The Federalist Papers were written following the Constitutional Convention by Alexander Hamilton, James Madison and John Jay, as eighty-five essays addressed “To the people of the State of New York” and published in the New York newspapers between October 27, 1787 and April 4, 1788, under the pen name of "Publius" (a collective pseudonym for Hamilton, Madison and Jay), in support of the new Constitution, arguing for its superiority over the Articles of Confederation. The Federalist was also intended to influence Americans in all thirteen states to approve the new Constitution. To this end, the authors were willing to set aside their political differences in pursuit of the common goal of ratification.

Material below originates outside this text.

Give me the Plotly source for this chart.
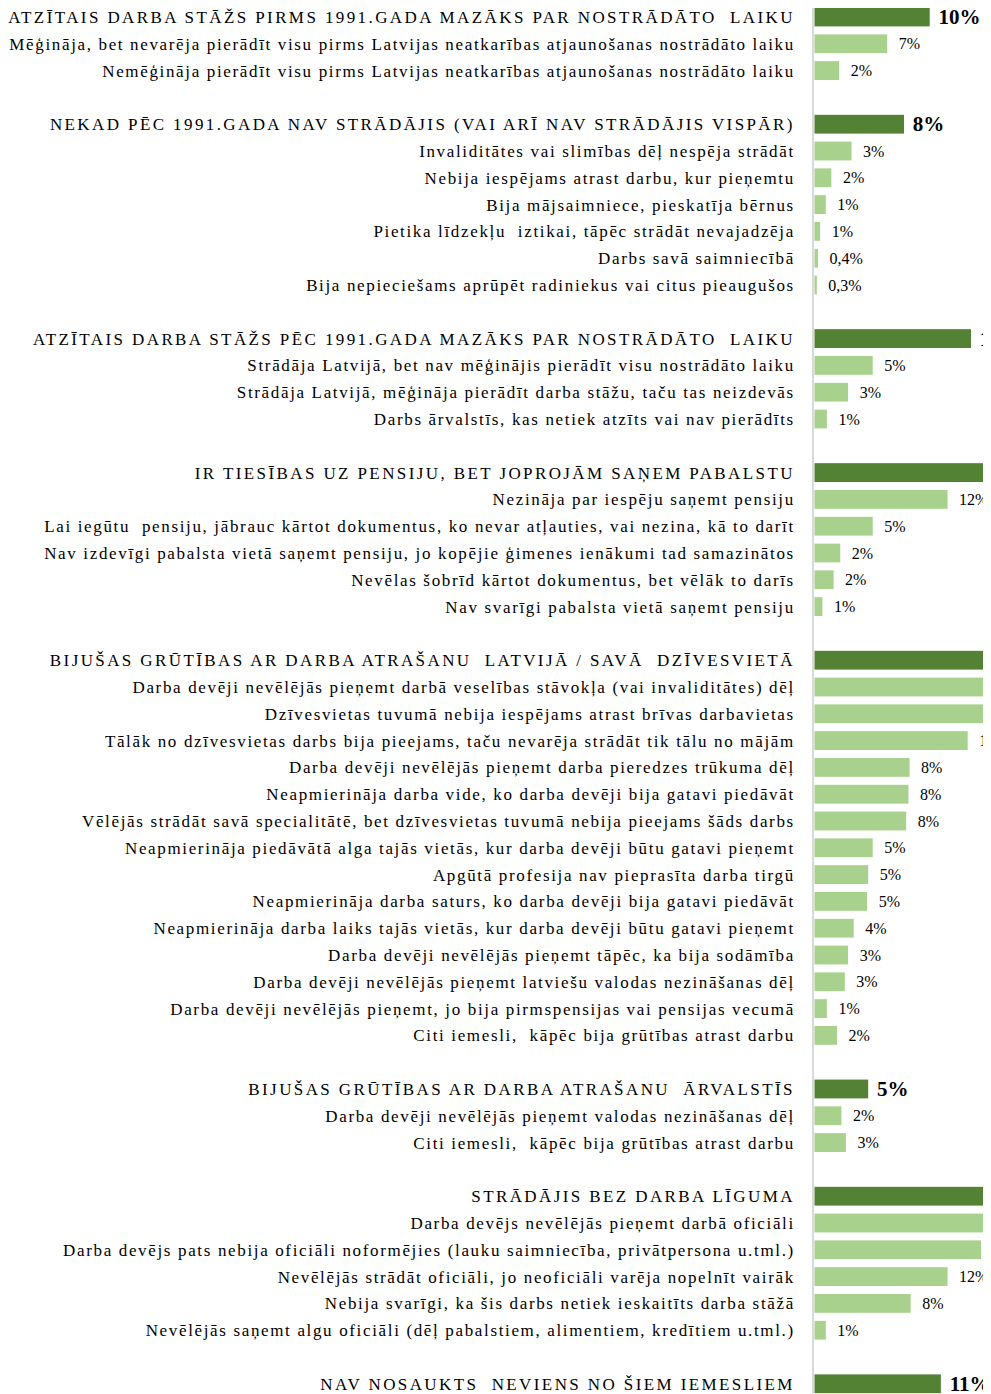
import plotly.graph_objects as go

# ---- data -------------------------------------------------------------
group_titles = [
    "ATZĪTAIS DARBA STĀŽS PIRMS 1991.GADA MAZĀKS PAR NOSTRĀDĀTO  LAIKU",
    "NEKAD PĒC 1991.GADA NAV STRĀDĀJIS (VAI ARĪ NAV STRĀDĀJIS VISPĀR)",
    "ATZĪTAIS DARBA STĀŽS PĒC 1991.GADA MAZĀKS PAR NOSTRĀDĀTO  LAIKU",
    "IR TIESĪBAS UZ PENSIJU, BET JOPROJĀM SAŅEM PABALSTU",
    "BIJUŠAS GRŪTĪBAS AR DARBA ATRAŠANU  LATVIJĀ / SAVĀ  DZĪVESVIETĀ",
    "BIJUŠAS GRŪTĪBAS AR DARBA ATRAŠANU  ĀRVALSTĪS",
    "STRĀDĀJIS BEZ DARBA LĪGUMA",
    "NAV NOSAUKTS  NEVIENS NO ŠIEM IEMESLIEM",
]
group_values = [10.4, 8.1, 14.1, 22.0, 40.0, 4.9, 30.0, 11.4]
group_texts = ["10%", "8%", "14%", "22%", "40%", "5%", "30%", "11%"]

reason_labels = [
    ["Mēģināja, bet nevarēja pierādīt visu pirms Latvijas neatkarības atjaunošanas nostrādāto laiku",
     "Nemēģināja pierādīt visu pirms Latvijas neatkarības atjaunošanas nostrādāto laiku"],
    ["Invaliditātes vai slimības dēļ nespēja strādāt",
     "Nebija iespējams atrast darbu, kur pieņemtu",
     "Bija mājsaimniece, pieskatīja bērnus",
     "Pietika līdzekļu  iztikai, tāpēc strādāt nevajadzēja",
     "Darbs savā saimniecībā",
     "Bija nepieciešams aprūpēt radiniekus vai citus pieaugušos"],
    ["Strādāja Latvijā, bet nav mēģinājis pierādīt visu nostrādāto laiku",
     "Strādāja Latvijā, mēģināja pierādīt darba stāžu, taču tas neizdevās",
     "Darbs ārvalstīs, kas netiek atzīts vai nav pierādīts"],
    ["Nezināja par iespēju saņemt pensiju",
     "Lai iegūtu  pensiju, jābrauc kārtot dokumentus, ko nevar atļauties, vai nezina, kā to darīt",
     "Nav izdevīgi pabalsta vietā saņemt pensiju, jo kopējie ģimenes ienākumi tad samazinātos",
     "Nevēlas šobrīd kārtot dokumentus, bet vēlāk to darīs",
     "Nav svarīgi pabalsta vietā saņemt pensiju"],
    ["Darba devēji nevēlējās pieņemt darbā veselības stāvokļa (vai invaliditātes) dēļ",
     "Dzīvesvietas tuvumā nebija iespējams atrast brīvas darbavietas",
     "Tālāk no dzīvesvietas darbs bija pieejams, taču nevarēja strādāt tik tālu no mājām",
     "Darba devēji nevēlējās pieņemt darba pieredzes trūkuma dēļ",
     "Neapmierināja darba vide, ko darba devēji bija gatavi piedāvāt",
     "Vēlējās strādāt savā specialitātē, bet dzīvesvietas tuvumā nebija pieejams šāds darbs",
     "Neapmierināja piedāvātā alga tajās vietās, kur darba devēji būtu gatavi pieņemt",
     "Apgūtā profesija nav pieprasīta darba tirgū",
     "Neapmierināja darba saturs, ko darba devēji bija gatavi piedāvāt",
     "Neapmierināja darba laiks tajās vietās, kur darba devēji būtu gatavi pieņemt",
     "Darba devēji nevēlējās pieņemt tāpēc, ka bija sodāmība",
     "Darba devēji nevēlējās pieņemt latviešu valodas nezināšanas dēļ",
     "Darba devēji nevēlējās pieņemt, jo bija pirmspensijas vai pensijas vecumā",
     "Citi iemesli,  kāpēc bija grūtības atrast darbu"],
    ["Darba devēji nevēlējās pieņemt valodas nezināšanas dēļ",
     "Citi iemesli,  kāpēc bija grūtības atrast darbu"],
    ["Darba devējs nevēlējās pieņemt darbā oficiāli",
     "Darba devējs pats nebija oficiāli noformējies (lauku saimniecība, privātpersona u.tml.)",
     "Nevēlējās strādāt oficiāli, jo neoficiāli varēja nopelnīt vairāk",
     "Nebija svarīgi, ka šis darbs netiek ieskaitīts darba stāžā",
     "Nevēlējās saņemt algu oficiāli (dēļ pabalstiem, alimentiem, kredītiem u.tml.)"],
    [],
]
reason_values = [
    [6.6, 2.3],
    [3.4, 1.6, 1.1, 0.6, 0.4, 0.3],
    [5.3, 3.1, 1.2],
    [12.0, 5.3, 2.4, 1.8, 0.8],
    [19.0, 17.0, 13.8, 8.6, 8.5, 8.3, 5.3, 4.9, 4.8, 3.6, 3.1, 2.8, 1.2, 2.1],
    [2.5, 2.9],
    [19.0, 15.0, 12.0, 8.7, 1.1],
    [],
]
reason_texts = [
    ["7%", "2%"],
    ["3%", "2%", "1%", "1%", "0,4%", "0,3%"],
    ["5%", "3%", "1%"],
    ["12%", "5%", "2%", "2%", "1%"],
    ["19%", "17%", "14%", "8%", "8%", "8%", "5%", "5%", "5%", "4%", "3%", "3%", "1%", "2%"],
    ["2%", "3%"],
    ["19%", "15%", "12%", "8%", "1%"],
    [],
]

# ---- build rows (header row, its reasons, one blank row) -------------
head_y, sub_y, tickvals, ticktext = [], [], [], []
sub_x, sub_t = [], []
row = 0
for g, title in enumerate(group_titles):
    head_y.append(row)
    tickvals.append(row)
    ticktext.append('<span style="letter-spacing:2.4px">' + title + '</span>')
    row += 1
    for lab, v, t in zip(reason_labels[g], reason_values[g], reason_texts[g]):
        sub_y.append(row)
        sub_x.append(v)
        sub_t.append(t)
        tickvals.append(row)
        ticktext.append('<span style="letter-spacing:1.65px">' + lab + '</span>')
        row += 1
    row += 1

DARK = "#548235"
LIGHT = "#A9D18E"

fig = go.Figure()
fig.add_trace(go.Bar(
    x=group_values, y=head_y, orientation="h", width=0.74,
    marker=dict(color=DARK, line=dict(color="white", width=1)),
    text=group_texts, texttemplate=" %{text}", textposition="outside",
    textfont=dict(family="Liberation Serif", size=21, color="black", weight="bold"),
    constraintext="none", cliponaxis=True, hoverinfo="skip",
))
fig.add_trace(go.Bar(
    x=sub_x, y=sub_y, orientation="h", width=0.74,
    marker=dict(color=LIGHT, line=dict(color="white", width=1)),
    text=sub_t, texttemplate="  %{text}", textposition="outside",
    textfont=dict(family="Liberation Serif", size=16, color="black"),
    constraintext="none", cliponaxis=True, hoverinfo="skip",
))

# page body adds an 8px margin, so the figure is sized to fill the rest
W, H = 983, 1386
LEFT = 804
ROW_PX = 26.8
top_val = -9 / ROW_PX
span = H / ROW_PX

fig.update_layout(
    width=W, height=H,
    margin=dict(l=LEFT, r=0, t=0, b=0, pad=0),
    paper_bgcolor="white", plot_bgcolor="white",
    showlegend=False, barmode="overlay",
    font=dict(family="Liberation Serif", color="black"),
)
fig.update_xaxes(range=[0, (W - LEFT) / 11.3], showgrid=False, zeroline=False,
                 showticklabels=False, showline=False, ticks="")
fig.update_yaxes(range=[top_val + span, top_val], tickvals=tickvals, ticktext=ticktext,
                 ticklabeloverflow="allow",
                 showgrid=False, zeroline=False, showline=True, linecolor="#d9d9d9",
                 linewidth=1.5, ticks="outside", ticklen=14, tickcolor="rgba(0,0,0,0)",
                 tickfont=dict(family="Liberation Serif", size=17, color="black"))

fig.write_html("out.html")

Concerning the Federalist Papers, George Washington said, “[they] have thrown new light upon the science of government; they have given the rights of man a full and fair discussion, and explained them in so clear and forcible a manner as cannot fail to make a lasting impression.”1 And, Thomas Jefferson stated that they constitute “the best commentary on the principles of government which ever was written.”2
The Federalist is, by far, the most authoritative text and commentary for interpreting the Constitution and provides significant insights into the intent of the framers. The Papers essentially detail the “how” and “why” behind each article and provision of the Constitution -- providing for us a thorough description and analysis of the structure and meaning of the Constitution. They address the political themes of: (i) federalism, (ii) checks and balances, (iii) the separation of powers, (iv) pluralism, and (v) representation. Significantly, however, the Federalist reveals that the key to our American system of government (a Republic) is channeling and “checking” human nature in respect to ambition and power among leaders, and encouraging civic virtue among the people, in whom the power resides. Clinton Rossiter, a noted historian and constitutional scholar summarized the message of the Federalist:
"[T]he message of The Federalist reads:
no happiness without liberty,
no liberty without self government,
no self government without constutionalism,
no constitutionalism without morality – and
none of these great goods without stability and order."3
Rossiter’s conclusion is that the Federalist is "the most important work of political science ever written in the United States." Hence, it could be stated that no other work is of greater value to students, teachers, and citizens in our journey to learn and appreciate the applied genius that is the Constitution of the United States of America.
By: J. David Gowdy
1 George Washington to George Armstrong, April 25, 1788, The Writings of George Washington, Jared Sparks, ed. (Harper & Brothers, New York, 1847) 9:352.
2 Thomas Jefferson to James Madison, November 18, 1788, The Writings of Thomas Jefferson, ME 7:183.
3 Clinton Rossiter, ed., Federalist Papers (Mentor Edition, 1961), Preface.